A functional equation of two variables

Got it! I probably complicated it more than I had to so if anyone sees any way to simply this I would love to hear feedback.

To solve this, let $y=0$ so that $f(f(x)) = x+f(2017)$. Let $c=f(2017)$. Then for all $x\in\mathbb{Z}$, $$f(f(x)) = x+c$$

Now plugging $x=y=0$ into the original equation we get $f(f(0)) = f(2017)$. Taking $f$ of both sides yields $f(f(f(0))) = f(f(2017))$ which is $f(0)+c=2017+c$ so $f(0) = 2017$.

Now take $f$ of both sides of the original equation to get $f(f(f(x)+y)) = f(x+f(y+2017))$ which is $f(x)+y + c = f(x+f(y+2017))$ Setting $y=-2017$ gives $$f(x)-2017 + c = f(x+f(0)) = f(x+2017)$$.

Now we return again to the original equation with $y=1$. This gives $f(f(x)+1) = x+f(2018)$ which by the above formula is $x+f(1)-2017 + c$. So $$f(f(x)+1)-f(f(x)) = x+f(1)-2017+c - (x+c) = f(1)-2017$$

Now, as $f(f(x)) = x+c$, $f(f(x))$, and thus $f(x)$, can attain all values in $\mathbb{Z}$. So for any $k\in\mathbb{Z}$, there is an $x\in\mathbb{Z}$ such that $f(x)=k$, and so the above formula becomes $$f(k+1)-f(k) = f(1)-2017$$ for all $k\in\mathbb{Z}$. So for all $k\in\mathbb{Z}$, $$f(k) = k+c_2$$ for some $c_2$. So the original equation becomes $$x+y+2c_2=x+y+2017+c_2$$ so $c_2=2017$. Thus the only solution is $$f(x) = x+2017$$

You could take $y=0$ there and get $f(f(x))=x+f(2017)=x+n$ where $n$ is a constant. Thus $f(f(x))$ is a linear function. You can observe (guess?) what $f(x)$ could be like here. If it is so, then you have no problem taking $f^{-1}$ and you can easily find $n$.

The point is how to prove the nature of $f(x)$ if you know $f(f(x))$ is linear. This is an interesting problem. What is the square root (with integer values) of a linear function?

Now here I'm not sure $f(x)$ will end up being a simple function involving only arithmetic operations, or a function also involving the modulo.

Let $n$ be an integer. Then at $f(x)=n$ and $y=0$, the equation $f(f(x)+y)=x+f(y+n)$ becomes $f(n+y)=f(y+n)+x\Big|_{f(x)=n}$, so $f(0)=n$.
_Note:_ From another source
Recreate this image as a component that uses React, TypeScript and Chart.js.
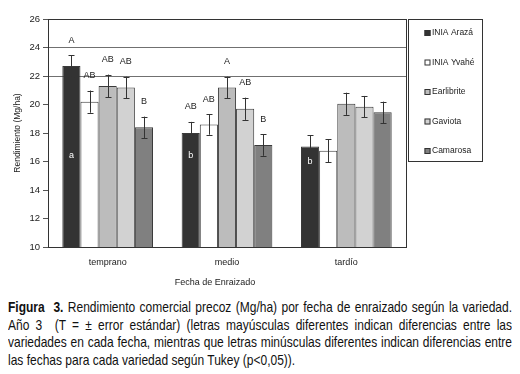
import React, { useEffect, useRef } from "react";
import { Chart, registerables } from "chart.js";

Chart.register(...registerables);

const categories = ["temprano", "medio", "tardío"];
const varieties = ["INIA Arazá", "INIA Yvahé", "Earlibrite", "Gaviota", "Camarosa"];
const arazaValues = [22.7, 18.0, 17.05];
const yvaheValues = [20.2, 18.6, 16.75];
const earlibriteValues = [21.3, 21.2, 20.05];
const gaviotaValues = [21.2, 19.7, 19.85];
const camarosaValues = [18.4, 17.15, 19.45];
const arazaErrors = [0.75, 0.78, 0.78];
const yvaheErrors = [0.78, 0.72, 0.8];
const earlibriteErrors = [0.8, 0.75, 0.78];
const gaviotaErrors = [0.75, 0.78, 0.75];
const camarosaErrors = [0.75, 0.75, 0.75];
const arazaUpper = ["A", "AB", ""];
const yvaheUpper = ["AB", "AB", ""];
const earlibriteUpper = ["AB", "A", ""];
const gaviotaUpper = ["AB", "AB", ""];
const camarosaUpper = ["B", "B", ""];
const arazaLower = ["a", "b", "b"];
const yTicks = [10, 12, 14, 16, 18, 20, 22, 24, 26];
const xTitle = "Fecha de Enraizado";
const yTitle = "Rendimiento (Mg/ha)";
const captionLines = [
  "Rendimiento comercial precoz (Mg/ha) por fecha de enraizado según la variedad.",
  "Año 3\u00a0 (T = ± error estándar) (letras mayúsculas diferentes indican diferencias entre las",
  "variedades en cada fecha, mientras que letras minúsculas diferentes indican diferencias entre",
  "las fechas para cada variedad según Tukey (p<0,05)).",
];

const FONT = '"Liberation Sans", Arial, sans-serif';
const colors = ["#333333", "#ffffff", "#bcbcbc", "#d2d2d2", "#808080"];

export default function App() {
  const ref = useRef<HTMLCanvasElement>(null);
  useEffect(() => {
    document.body.style.margin = "0";
    const values = [arazaValues, yvaheValues, earlibriteValues, gaviotaValues, camarosaValues];
    const errors = [arazaErrors, yvaheErrors, earlibriteErrors, gaviotaErrors, camarosaErrors];
    const uppers = [arazaUpper, yvaheUpper, earlibriteUpper, gaviotaUpper, camarosaUpper];

    const extras = {
      id: "extras",
      afterDatasetsDraw(chart: any) {
        const ctx = chart.ctx;
        const ys = chart.scales.y;
        const area = chart.chartArea;
        ctx.save();
        ctx.strokeStyle = "#333";
        ctx.lineWidth = 1;
        values.forEach((vals, di) => {
          const meta = chart.getDatasetMeta(di);
          meta.data.forEach((el: any, i: number) => {
            const x = Math.round(el.x) + 0.5;
            const top = ys.getPixelForValue(vals[i] + errors[di][i]);
            const bot = ys.getPixelForValue(vals[i] - errors[di][i]);
            ctx.strokeStyle = "#333";
            ctx.beginPath();
            ctx.moveTo(x, top);
            ctx.lineTo(x, bot);
            ctx.moveTo(x - 3, Math.round(top) + 0.5);
            ctx.lineTo(x + 3, Math.round(top) + 0.5);
            ctx.moveTo(x - 3, Math.round(bot) + 0.5);
            ctx.lineTo(x + 3, Math.round(bot) + 0.5);
            ctx.stroke();
            const t = uppers[di][i];
            if (t) {
              ctx.fillStyle = "#222";
              ctx.font = "9px " + FONT;
              ctx.textAlign = "center";
              ctx.textBaseline = "middle";
              ctx.fillText(t, el.x, top - 15);
            }
          });
        });
        const m0 = chart.getDatasetMeta(0);
        m0.data.forEach((el: any, i: number) => {
          const y = Math.max(ys.getPixelForValue(16.45), el.y + 15);
          ctx.fillStyle = "#fff";
          ctx.font = "9px " + FONT;
          ctx.textAlign = "center";
          ctx.textBaseline = "middle";
          ctx.fillText(arazaLower[i], el.x, y);
        });
        ctx.strokeStyle = "#333";
        ctx.strokeRect(Math.round(area.left) + 0.5, Math.round(area.top) + 0.5, Math.round(area.right - area.left), Math.round(area.bottom - area.top));
        ctx.fillStyle = "#222";
        ctx.font = "9px " + FONT;
        ctx.textAlign = "center";
        ctx.textBaseline = "middle";
        ctx.fillText(xTitle, 215, 283);
        const lx = Math.round(area.right) + 2.5;
        const ly = Math.round(area.top) + 0.5;
        ctx.strokeRect(lx, ly, 74, 142);
        varieties.forEach((name, i) => {
          const cy = area.top + 14 + i * 29.5;
          ctx.fillStyle = colors[i];
          ctx.fillRect(lx + 16, cy - 3, 6, 6);
          ctx.strokeStyle = "#333";
          ctx.strokeRect(lx + 16.5, cy - 2.5, 5, 5);
          ctx.fillStyle = "#222";
          ctx.font = "8.5px " + FONT;
          ctx.textAlign = "left";
          ctx.textBaseline = "middle";
          ctx.fillText(name, lx + 23.5, cy);
        });
        ctx.restore();
      },
    };

    const chart = new Chart(ref.current!, {
      type: "bar",
      data: {
        labels: categories,
        datasets: varieties.map((v, i) => ({
          label: v,
          data: values[i],
          backgroundColor: colors[i],
          borderColor: "#3a3a3a",
          borderWidth: 1,
          categoryPercentage: 0.76,
          barPercentage: 1.0,
        })),
      },
      options: {
        animation: false,
        responsive: false,
        layout: { padding: { left: 0, top: 19, right: 114, bottom: 0 } },
        plugins: { legend: { display: false }, tooltip: { enabled: false } },
        scales: {
          x: {
            grid: { display: false },
            border: { color: "#333" },
            ticks: { color: "#222", font: { family: FONT, size: 9 }, padding: 2 },
            afterFit: (s: any) => { s.height = 48; },
          },
          y: {
            min: 10,
            max: 26,
            afterBuildTicks: (s: any) => { s.ticks = yTicks.map((v) => ({ value: v })); },
            grid: {
              color: (c: any) => (c.tick && (c.tick.value === 22 || c.tick.value === 24) ? "#707070" : "rgba(0,0,0,0)"),
              tickColor: "#555",
              tickLength: 5,
            },
            border: { color: "#333" },
            ticks: { color: "#222", font: { family: FONT, size: 9.5 }, padding: 3 },
            title: { display: true, text: yTitle, color: "#222", font: { family: FONT, size: 8.5 }, padding: { top: 13, bottom: 0 } },
            afterFit: (s: any) => { s.width = 48; },
          },
        },
      },
      plugins: [extras],
    });
    return () => chart.destroy();
  }, []);

  const scale = 0.8;
  return (
    <div style={{ position: "relative", width: 520, height: 374, background: "#fff", overflow: "hidden" }}>
      <canvas ref={ref} width={520} height={295} style={{ position: "absolute", left: 0, top: 0 }} />
      <div
        style={{
          position: "absolute",
          left: 8,
          top: 298,
          width: 504 / scale,
          transform: `scaleX(${scale})`,
          transformOrigin: "0 0",
          fontFamily: FONT,
          fontSize: 15,
          lineHeight: "17.5px",
          color: "#111",
        }}
      >
        {captionLines.map((line, i) => (
          <div
            key={i}
            style={{
              whiteSpace: "nowrap",
              textAlign: i < captionLines.length - 1 ? "justify" : "left",
              textAlignLast: i < captionLines.length - 1 ? "justify" : "left",
            }}
          >
            {i === 0 ? <b>Figura&nbsp; 3. </b> : null}
            {line}
          </div>
        ))}
      </div>
    </div>
  );
}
Now at $f(x)=n+1$, we can derive similar relations, at $y=0$ and $y=-1$ respectively, $$x\Big|_{f(x)=n+1}=f(n+1)-f(n)=f(n)-f(n-1)\implies 2f(n)=f(n-1)+f(n+1).$$

By induction it can be proven that $2f(n)=f(n-x)+f(n+x)$ or $2f(n)=f(x)+f(2n-x)$ for any integer $x$. Assuming differentiability, $f'(x)-f'(2n-x)=0$ so $f$ is either a linear or periodic function. It cannot be periodic because $f(0)=n$ and $x\Big|_{f(x)=0}=f(n)-f(0)$.

Thus $f$ is a linear function and putting it in $f(x)=ax+b$, gives us $b=n$ and $a=1$ since $f(f(x))=x+f(n)$.